Nungesser then filed another suit arguing Columbia’s gender-based misconduct policy functionally “excludes the possibility of male victims and female perpetrators” – calling himself a victim of Sulkowicz’s campaign to get him expelled despite his exoneration.
Ignored Doe’s witnesses, botched the evidence after Columbia faced protests
Doe had claimed the female student approached him while he was studying late one night, they took a walk and discussed “hooking up,” and she suggested having sex in her suite bathroom so her ex-boyfriend (Doe’s roommate) wouldn’t find out. She fetched a condom from her room before the bathroom sex.
She accused him four months later at the start of the new academic year. The Columbia Title IX investigator, Jilleian Sessions-Stackhouse, ignored Doe’s witnesses, did not inform him of his rights as an accused student in the process, and questioned him in a way “calculated to elicit a confession,” while sympathetically guiding the female through the process.
Sessions-Stackhouse did not record the interviews. Doe claimed that her notes of his interview falsely portrayed what he had said, and her report ultimately portrayed him as “having coercively pressured” the female into sex for weeks, despite “conflicting information” from her friend about that night.
The investigation happened right after student activists had shamed Columbia for not taking rape allegations seriously – allegations that made the press and which specifically criticized Sessions-Stackhouse, the 2nd Circuit said.
The appeals court found that at least some of Doe’s claims “support the inference of sex discrimination”: that the investigator and hearing panel “declined to seek out potential witnesses” named by Doe, did not “act in accordance with University procedures designed to protect accused students,” and that everyone – including “the reviewing Dean” – reached judgments that were “contrary to the weight of the evidence.”

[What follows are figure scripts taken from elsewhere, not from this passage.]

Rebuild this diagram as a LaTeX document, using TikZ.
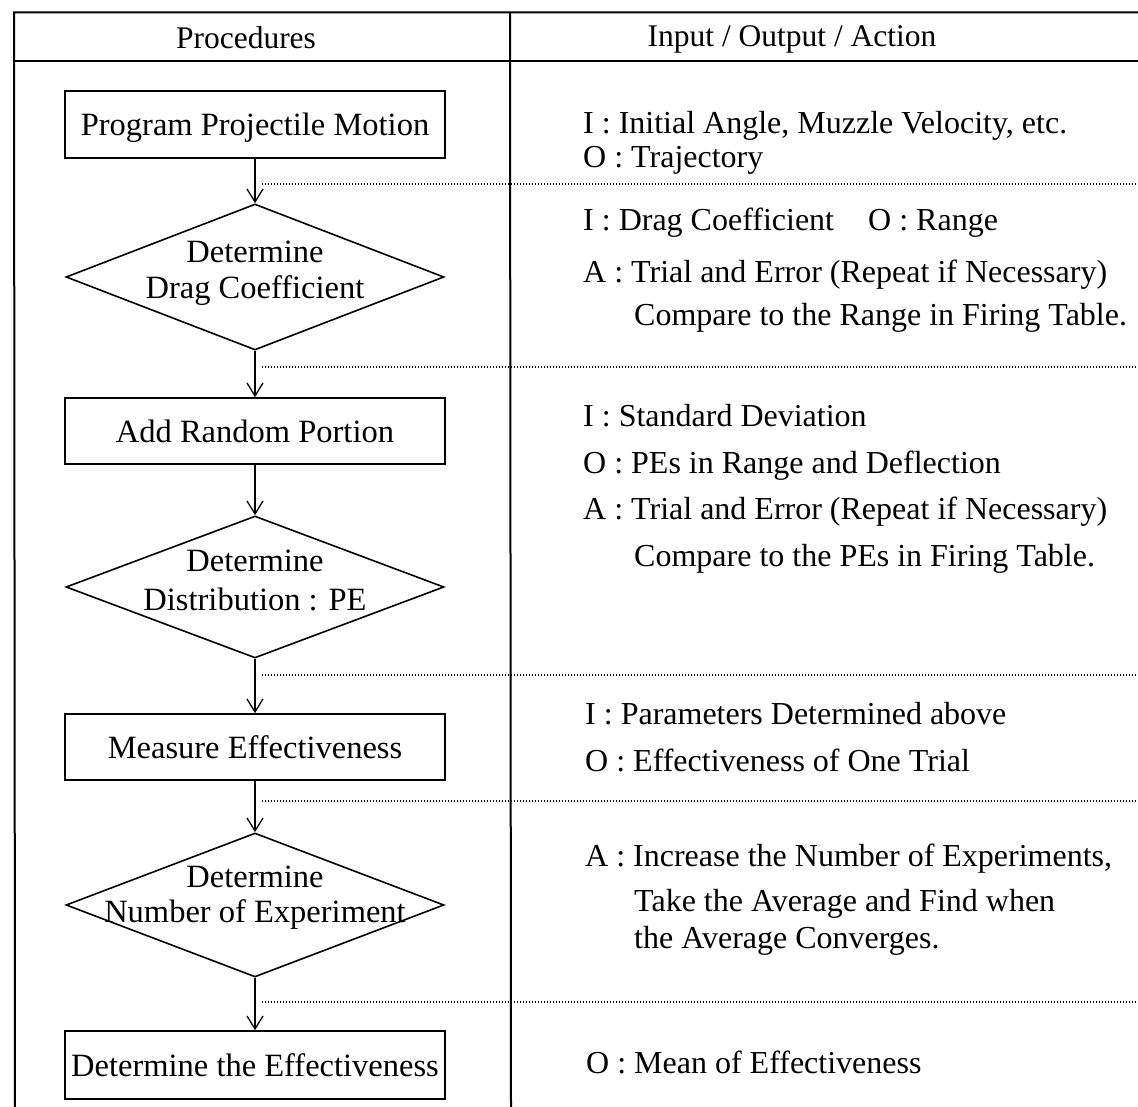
\documentclass[tikz,border=0pt]{standalone}
\usepackage{fontspec}
\setmainfont{Liberation Serif}
\usetikzlibrary{shapes.geometric,arrows.meta}
\begin{document}
\begin{tikzpicture}[x=1pt,y=-1pt,
  box/.style={draw,line width=1.6pt,minimum width=380pt,minimum height=67pt,inner sep=0pt,
    text height=22pt,text depth=0pt,font=\fontsize{32.5}{36}\selectfont},
  dia/.style={draw,diamond,line width=1.6pt,minimum width=378pt,minimum height=146pt,inner sep=0pt},
  dtext/.style={inner sep=0pt,text height=22pt,text depth=0pt,font=\fontsize{32.5}{36}\selectfont},
  rt/.style={anchor=west,inner sep=0pt,text height=22pt,text depth=0pt,font=\fontsize{32}{36}\selectfont},
  hd/.style={inner sep=0pt,text height=22pt,text depth=0pt,font=\fontsize{31.5}{36}\selectfont},
  flow/.style={line width=1.3pt,-{Straight Barb[length=13pt,width=16pt,line width=1.3pt]}},
  sep/.style={line width=1.2pt,dash pattern=on 1.4pt off 1.6pt},
  border/.style={line width=2pt}]
\useasboundingbox (0,0) rectangle (1138,1107);
% table frame
\coordinate (tl) at (14,12.5);
\coordinate (tr) at (1138,12.5);
\coordinate (hl) at (14,61);
\coordinate (hr) at (1138,61);
\coordinate (bl) at (15,1107);
\coordinate (dt) at (510,12.5);
\coordinate (db) at (511,1107);
\draw[border] (tr) -- (tl) -- (bl);
\draw[border] (hl) -- (hr);
\draw[border] (dt) -- (db);
% headers
\node[hd] (h1) at (246,38) {Procedures};
\node[hd] (h2) at (792,36) {Input / Output / Action};
% flowchart
\node[box] (b1) at (255,124.5) {Program Projectile Motion};
\node[dia] (d1) at (255,277) {};
\node[dtext] (d1a) at (255,252) {Determine};
\node[dtext] (d1b) at (255,288) {Drag Coefficient};
\node[box,minimum height=66pt] (b2) at (255,431) {Add Random Portion};
\node[dia,minimum height=142pt] (d2) at (255,587) {};
\node[dtext] (d2a) at (255,560) {Determine};
\node[dtext] (d2b) at (255,599) {Distribution : PE};
\node[box,minimum height=66pt] (b3) at (255,747) {Measure Effectiveness};
\node[dia,minimum height=144pt] (d3) at (255,905) {};
\node[dtext] (d3a) at (255,876) {Determine};
\node[dtext] (d3b) at (255,911) {Number of Experiment};
\node[box,minimum height=68pt] (b4) at (255,1065) {Determine the Effectiveness};
\draw[flow] (b1.south) -- (d1.north);
\draw[flow] (d1.south) -- (b2.north);
\draw[flow] (b2.south) -- (d2.north);
\draw[flow] (d2.south) -- (b3.north);
\draw[flow] (b3.south) -- (d3.north);
\draw[flow] (d3.south) -- (b4.north);
% dotted separators
\coordinate (s1) at (262,184);  \coordinate (e1) at (1138,184);
\coordinate (s2) at (262,367);  \coordinate (e2) at (1138,367);
\coordinate (s3) at (262,675);  \coordinate (e3) at (1138,675);
\coordinate (s4) at (262,801);  \coordinate (e4) at (1138,801);
\coordinate (s5) at (262,1002); \coordinate (e5) at (1138,1002);
\draw[sep] (s1) -- (e1);
\draw[sep] (s2) -- (e2);
\draw[sep] (s3) -- (e3);
\draw[sep] (s4) -- (e4);
\draw[sep] (s5) -- (e5);
% right column
\node[rt] (r1a) at (583,123) {I : Initial Angle, Muzzle Velocity, etc.};
\node[rt] (r1b) at (583,157) {O : Trajectory};
\node[rt] (r2a) at (583,220) {I : Drag Coefficient};
\node[rt] (r2b) at (868,220) {O : Range};
\node[rt] (r2c) at (583,272) {A : Trial and Error (Repeat if Necessary)};
\node[rt] (r2d) at (634,315) {Compare to the Range in Firing Table.};
\node[rt] (r3a) at (583,415) {I : Standard Deviation};
\node[rt] (r3b) at (583,462) {O : PEs in Range and Deflection};
\node[rt] (r3c) at (583,508) {A : Trial and Error (Repeat if Necessary)};
\node[rt] (r3d) at (634,555) {Compare to the PEs in Firing Table.};
\node[rt] (r4a) at (585,713) {I : Parameters Determined above};
\node[rt] (r4b) at (585,760) {O : Effectiveness of One Trial};
\node[rt] (r5a) at (585,855) {A : Increase the Number of Experiments,};
\node[rt] (r5b) at (634,900) {Take the Average and Find when};
\node[rt] (r5c) at (634,937) {the Average Converges.};
\node[rt] (r6a) at (586,1062) {O : Mean of Effectiveness};
\end{tikzpicture}
\end{document}
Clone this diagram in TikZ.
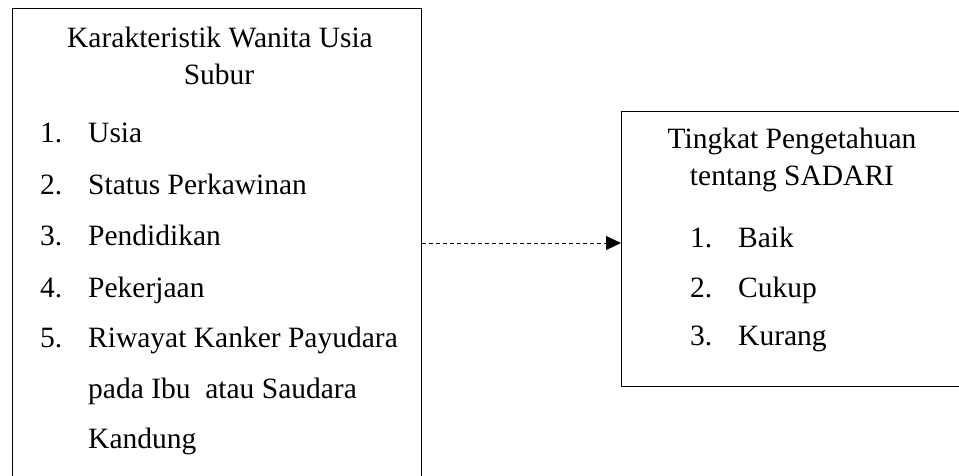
\documentclass[tikz,border=0pt]{standalone}
\usepackage{fontspec}
\setmainfont{Liberation Serif}
\usetikzlibrary{arrows.meta,positioning}

\begin{document}
\begin{tikzpicture}[
x=1pt,y=-1pt,
kotak/.style={draw,line width=1.3pt,minimum width=#1,anchor=north west,inner sep=0pt},
judul/.style={anchor=base,inner sep=0pt,font=\fontsize{29.5}{37}\selectfont},
nomor/.style={anchor=base west,inner sep=0pt,font=\fontsize{29.5}{37}\selectfont},
isi/.style={anchor=base west,inner sep=0pt,font=\fontsize{29.5}{37}\selectfont},
hub/.style={-{Triangle[length=15pt,width=14pt]},line width=1pt,dash pattern=on 4pt off 3pt}
]
\useasboundingbox (0,0) rectangle (959,475);
\clip (0,0) rectangle (959,475);
% kotak variabel
\node[kotak=409pt,minimum height=480pt] (kar) at (12,8) {};
\node[kotak=350pt,minimum height=275pt] (peng) at (621,111) {};

% variabel independen
\node[judul] (kar1) at (220,47) {Karakteristik Wanita Usia};
\node[judul] (kar2) at (219,84) {Subur};
\node[nomor] (n1) at (40,142) {1.};
\node[isi] (usia) at (88,142) {Usia};
\node[nomor] (n2) at (40,194) {2.};
\node[isi] (status) at (88,194) {Status Perkawinan};
\node[nomor] (n3) at (40,245) {3.};
\node[isi] (didik) at (88,245) {Pendidikan};
\node[nomor] (n4) at (40,297) {4.};
\node[isi] (kerja) at (88,297) {Pekerjaan};
\node[nomor] (n5) at (40,347) {5.};
\node[isi] (riw1) at (88,347) {Riwayat Kanker Payudara};
\node[isi] (riw2) at (88,398) {pada Ibu\ \ atau Saudara};
\node[isi] (riw3) at (88,448) {Kandung};

% variabel dependen
\node[judul] (peng1) at (792,148) {Tingkat Pengetahuan};
\node[judul] (peng2) at (792,185) {tentang SADARI};
\node[nomor] (m1) at (690,247) {1.};
\node[isi] (baik) at (738,247) {Baik};
\node[nomor] (m2) at (690,297) {2.};
\node[isi] (cukup) at (738,297) {Cukup};
\node[nomor] (m3) at (690,345) {3.};
\node[isi] (kurang) at (738,345) {Kurang};

\coordinate (garis) at (0,243);
\draw[hub] (kar.east |- garis) -- (peng.west |- garis);
\end{tikzpicture}
\end{document}
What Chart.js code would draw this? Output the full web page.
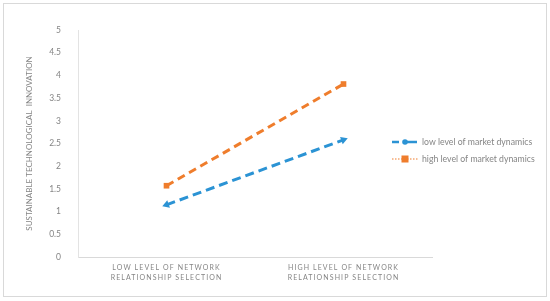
<!DOCTYPE html>
<html>
<head>
<meta charset="utf-8">
<script src="https://cdn.jsdelivr.net/npm/chart.js@4.4.1/dist/chart.umd.min.js"></script>
<style>
  body { margin: 0; background: #fff; }
  #wrap { position: relative; width: 550px; height: 301px; }
</style>
</head>
<body>
<div id="wrap"><canvas id="chartInteraction" width="550" height="301"></canvas></div>
<script>
// values
var categories = [
    ['LOW LEVEL OF NETWORK', 'RELATIONSHIP SELECTION'],
    ['HIGH LEVEL OF NETWORK', 'RELATIONSHIP SELECTION']
];
var lowMarketDynamics = [1.15, 2.58];
var highMarketDynamics = [1.57, 3.81];
var seriesNames = ['low level of market dynamics', 'high level of market dynamics'];
var yAxisTitle = 'SUSTAINABLE TECHNOLOGICAL  INNOVATION';
var yMin = 0, yMax = 5, yStep = 0.5;

var BLUE = '#2b93d4';
var ORANGE = '#ef7d2c';
var TEXT = '#858585';
var FONT = 'Lato, "Open Sans", sans-serif';

// frame round the whole chart
var framePlugin = {
    id: 'frame',
    beforeDraw: function (chart) {
        var ctx = chart.ctx;
        ctx.save();
        ctx.strokeStyle = '#d9d9d9';
        ctx.lineWidth = 1;
        ctx.strokeRect(3.5, 3.5, chart.width - 7, chart.height - 8);
        ctx.restore();
    }
};

// spaced-out category labels under the x axis
var xLabelPlugin = {
    id: 'xLabels',
    afterDraw: function (chart) {
        var ctx = chart.ctx;
        var xs = chart.scales.x;
        ctx.save();
        ctx.font = '7px ' + FONT;
        ctx.fillStyle = TEXT;
        ctx.textAlign = 'center';
        ctx.textBaseline = 'middle';
        ctx.letterSpacing = '1.1px';
        categories.forEach(function (lines, i) {
            var x = xs.getPixelForTick(i);
            lines.forEach(function (line, j) {
                ctx.fillText(line, x, xs.top + 11 + j * 10);
            });
        });
        ctx.restore();
    }
};

// legend to the right, overlapping the plot width like the original
var legendPlugin = {
    id: 'sideLegend',
    afterDraw: function (chart) {
        var ctx = chart.ctx;
        var x0 = 392, y0 = 142, rowGap = 17;
        ctx.save();
        chart.data.datasets.forEach(function (ds, i) {
            var y = y0 + i * rowGap;
            ctx.strokeStyle = ds.borderColor;
            ctx.fillStyle = ds.borderColor;
            if (i === 0) {
                ctx.lineWidth = 2.5;
                ctx.setLineDash([]);
                ctx.beginPath(); ctx.moveTo(x0, y); ctx.lineTo(x0 + 7, y); ctx.stroke();
                ctx.beginPath(); ctx.moveTo(x0 + 11, y); ctx.lineTo(x0 + 25, y); ctx.stroke();
                ctx.beginPath(); ctx.arc(x0 + 13, y, 2.8, 0, Math.PI * 2); ctx.fill();
            } else {
                ctx.lineWidth = 1.2;
                ctx.setLineDash([1.5, 1.5]);
                ctx.beginPath(); ctx.moveTo(x0, y); ctx.lineTo(x0 + 26, y); ctx.stroke();
                ctx.setLineDash([]);
                ctx.fillRect(x0 + 9.5, y - 3.5, 7, 7);
            }
            ctx.font = '8.7px ' + FONT;
            ctx.fillStyle = TEXT;
            ctx.textAlign = 'left';
            ctx.textBaseline = 'middle';
            ctx.fillText(ds.label, x0 + 30, y);
        });
        ctx.restore();
    }
};

var ctx = document.getElementById('chartInteraction').getContext('2d');

new Chart(ctx, {
    type: 'line',
    data: {
        labels: categories.map(function (c) { return c.join(' '); }),
        datasets: [{
            label: seriesNames[0],
            data: lowMarketDynamics,
            borderColor: BLUE,
            backgroundColor: BLUE,
            borderWidth: 3,
            borderDash: [9, 5],
            pointStyle: 'triangle',
            rotation: [250, 70],
            pointRadius: 4.5,
            pointBorderWidth: 0,
            fill: false
        }, {
            label: seriesNames[1],
            data: highMarketDynamics,
            borderColor: ORANGE,
            backgroundColor: ORANGE,
            borderWidth: 3,
            borderDash: [8, 5],
            pointStyle: 'rect',
            pointRadius: 4,
            pointBorderWidth: 0,
            fill: false
        }]
    },
    options: {
        responsive: false,
        animation: false,
        devicePixelRatio: 1,
        layout: { padding: { left: 21, right: 118, top: 30, bottom: 0 } },
        plugins: {
            legend: { display: false },
            tooltip: { enabled: false }
        },
        scales: {
            x: {
                type: 'category',
                offset: true,
                grid: { display: false },
                border: { display: true, color: '#d9d9d9', width: 1 },
                ticks: { display: false },
                afterFit: function (scale) { scale.height = 44; }
            },
            y: {
                min: yMin,
                max: yMax,
                grid: { display: false },
                border: { display: true, color: '#e3e3e3', width: 1 },
                ticks: {
                    stepSize: yStep,
                    color: TEXT,
                    padding: 9,
                    font: { family: FONT, size: 8.5 },
                    callback: function (value) { return String(value); }
                },
                title: {
                    display: true,
                    text: yAxisTitle,
                    color: TEXT,
                    font: { family: FONT, size: 8 },
                    padding: { top: 4, bottom: 4 }
                },
                afterFit: function (scale) { scale.width = 57; }
            }
        }
    },
    plugins: [framePlugin, xLabelPlugin, legendPlugin]
});
</script>
</body>
</html>
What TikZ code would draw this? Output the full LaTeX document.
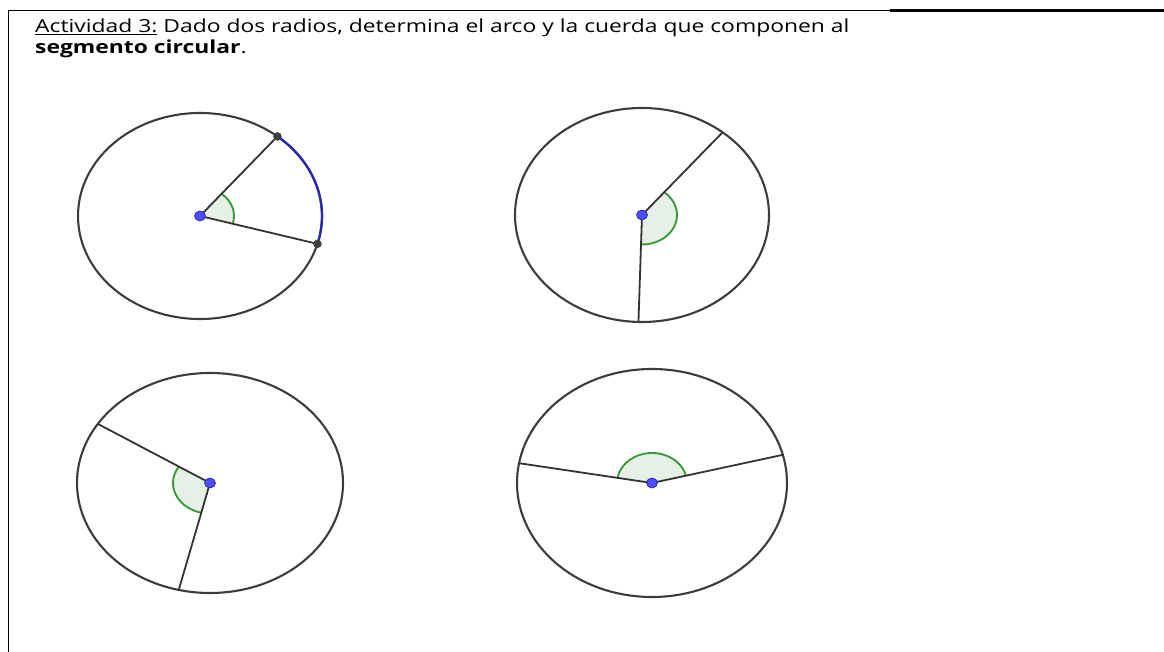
\documentclass[tikz,border=0pt]{standalone}
\usepackage{fontspec}
\setmainfont{Open Sans}
\usetikzlibrary{calc}
\definecolor{circ}{HTML}{3C3C3C}
\definecolor{rad}{HTML}{333333}
\definecolor{secfill}{HTML}{E6F0E6}
\definecolor{secline}{HTML}{3A9A3A}
\definecolor{ptblue}{HTML}{4D4DFF}
\definecolor{ptblueline}{HTML}{1A1AA0}
\definecolor{arcblue}{HTML}{2828B4}
\definecolor{ptdark}{HTML}{404040}
\newcommand\myhsc{1.27}
\tikzset{
  circline/.style={draw=circ, line width=2.1pt},
  radline/.style={draw=rad, line width=1.8pt},
  sector/.style={fill=secfill},
  sectorarc/.style={draw=secline, line width=1.9pt},
  bluept/.style={fill=ptblue, draw=ptblueline, line width=0.6pt},
  darkpt/.style={fill=ptdark, draw=ptdark},
  frame/.style={draw=black, line width=1.8pt},
  txt/.style={anchor=base west, inner sep=0pt, font=\fontsize{18}{21}\selectfont},
}
\begin{document}
\begin{tikzpicture}[x=1pt,y=1pt]
\useasboundingbox (0,0) rectangle (1164,652);
% frame
\coordinate (tl) at (8.5,641.5);
\coordinate (tr) at (1164,641.5);
\coordinate (bl) at (8.5,0);
\coordinate (tm) at (890,641.5);
\draw[frame] (bl) -- (tl) -- (tr);
\draw[draw=black, line width=2.8pt] (tm) -- (tr);
% text
\node[txt] (title1) at (35,619) {\scalebox{\myhsc}[1]{\underline{Actividad 3:} Dado dos radios, determina el arco y la cuerda que componen al}};
\node[txt] (title2) at (35,598) {\scalebox{\myhsc}[1]{\textbf{segmento circular}.}};

% ---------- circle 1 ----------
\coordinate (c1) at (200,436);
\coordinate (a1) at ($(c1)+({122*cos(50.6)},{103*sin(50.6)})$);
\coordinate (b1) at ($(c1)+({122*cos(-15.7)},{103*sin(-15.7)})$);
\fill[sector] (c1) -- ++({34*cos(-15.7)},{28.7*sin(-15.7)}) arc[start angle=-15.7, end angle=50.6, x radius=34, y radius=28.7] -- cycle;
\draw[sectorarc] ($(c1)+({34*cos(-15.7)},{28.7*sin(-15.7)})$) arc[start angle=-15.7, end angle=50.6, x radius=34, y radius=28.7];
\draw[circline] (c1) ellipse[x radius=122, y radius=103];
\draw[draw=arcblue, line width=2.3pt] (b1) arc[start angle=-15.7, end angle=50.6, x radius=122, y radius=103];
\draw[radline] (c1) -- (a1);
\draw[radline] (c1) -- (b1);
\fill[darkpt] (a1) circle[radius=4];
\fill[darkpt] (b1) circle[radius=4];
\filldraw[bluept] (c1) ellipse[x radius=5.5, y radius=5];

% ---------- circle 2 ----------
\coordinate (c2) at (642,437);
\coordinate (a2) at ($(c2)+({127*cos(50.6)},{107*sin(50.6)})$);
\coordinate (b2) at ($(c2)+({127*cos(-91.6)},{107*sin(-91.6)})$);
\fill[sector] (c2) -- ++({35*cos(-91.6)},{29.5*sin(-91.6)}) arc[start angle=-91.6, end angle=50.6, x radius=35, y radius=29.5] -- cycle;
\draw[sectorarc] ($(c2)+({35*cos(-91.6)},{29.5*sin(-91.6)})$) arc[start angle=-91.6, end angle=50.6, x radius=35, y radius=29.5];
\draw[circline] (c2) ellipse[x radius=127, y radius=107];
\draw[radline] (c2) -- (a2);
\draw[radline] (c2) -- (b2);
\filldraw[bluept] (c2) ellipse[x radius=5.5, y radius=5];

% ---------- circle 3 ----------
\coordinate (c3) at (210,169);
\coordinate (a3) at ($(c3)+({133*cos(147.5)},{110*sin(147.5)})$);
\coordinate (b3) at ($(c3)+({133*cos(256.4)},{110*sin(256.4)})$);
\fill[sector] (c3) -- ++({37*cos(147.5)},{30.6*sin(147.5)}) arc[start angle=147.5, end angle=256.4, x radius=37, y radius=30.6] -- cycle;
\draw[sectorarc] ($(c3)+({37*cos(147.5)},{30.6*sin(147.5)})$) arc[start angle=147.5, end angle=256.4, x radius=37, y radius=30.6];
\draw[circline] (c3) ellipse[x radius=133, y radius=110];
\draw[radline] (c3) -- (a3);
\draw[radline] (c3) -- (b3);
\filldraw[bluept] (c3) ellipse[x radius=5.5, y radius=5];

% ---------- circle 4 ----------
\coordinate (c4) at (652,169);
\coordinate (a4) at ($(c4)+({135*cos(170)},{114*sin(170)})$);
\coordinate (b4) at ($(c4)+({135*cos(14.3)},{114*sin(14.3)})$);
\fill[sector] (c4) -- ++({35*cos(14.3)},{30*sin(14.3)}) arc[start angle=14.3, end angle=170, x radius=35, y radius=30] -- cycle;
\draw[sectorarc] ($(c4)+({35*cos(14.3)},{30*sin(14.3)})$) arc[start angle=14.3, end angle=170, x radius=35, y radius=30];
\draw[circline] (c4) ellipse[x radius=135, y radius=114];
\draw[radline] (c4) -- (a4);
\draw[radline] (c4) -- (b4);
\filldraw[bluept] (c4) ellipse[x radius=5.5, y radius=5];
\end{tikzpicture}
\end{document}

Columbia’s reaction to earlier criticism of its handling of female students’ rape allegations – including President Lee Bollinger calling a “University-wide open meeting with the Dean to discuss the issue” – pushed Doe’s complaint over the goal line of sufficiently alleging he faced “bias on account of sex.”
“Against this factual background, it is entirely plausible that the University’s decision-makers and its investigator were motivated to favor the accusing female over the accused male,” the decision reads, “so as to protect themselves and the University from accusations that they had failed to protect female students from sexual assault.”
‘Fear of negative publicity’ is not a ‘lawful’ motivation for sex bias
The 2nd Circuit specifically rejected the reasoning of Judge Furman in finding that Columbia was “more plausibly” motivated by “lawful, independent goals” – taking rape allegations seriously and treating accusers “with a high degree of sensitivity” – than by sex discrimination.
Furman was required to “draw reasonable inferences in favor of the sufficiency of the complaint,” the three-judge panel said. (The panel included one of Furman’s colleagues from the Southern District trial court, John Koeltl, “sitting by designation.”)
The 2nd Circuit noted that Doe was a varsity athlete when he was accused, making him an even bigger target for allegations.
“There is nothing implausible or unreasonable” in Doe’s claim that the panel was biased against him “to avoid further fanning the criticisms that Columbia turned a blind eye to such assaults” by male athletes, the decision reads.
In a footnote, the panel further criticized Judge Furman. The trial court had said that the “fear of negative publicity or of Title IX liability” was an appropriate, sex-neutral motivation for Columbia to discriminate against Doe.
“A defendant is not excused from liability for discrimination because the discriminatory motivation does not result from a discriminatory heart, but rather from a desire to avoid practical disadvantages that might result from unbiased action,” the decision reads.
Even if a university has adopted a temporary “policy of bias favoring one sex over the other … in order to avoid liability or bad publicity,” it “has practiced sex discrimination,” the panel said bluntly.
The 2nd Circuit said Sessions-Stackhouse also had reason to discriminate against a male, given criticism of her prior investigations of male athletes. It said “she allegedly had significant influence, perhaps even determinative influence,” over the results even if she didn’t make the final decision.
Columbia University told The College Fix it does not comment on ongoing litigation.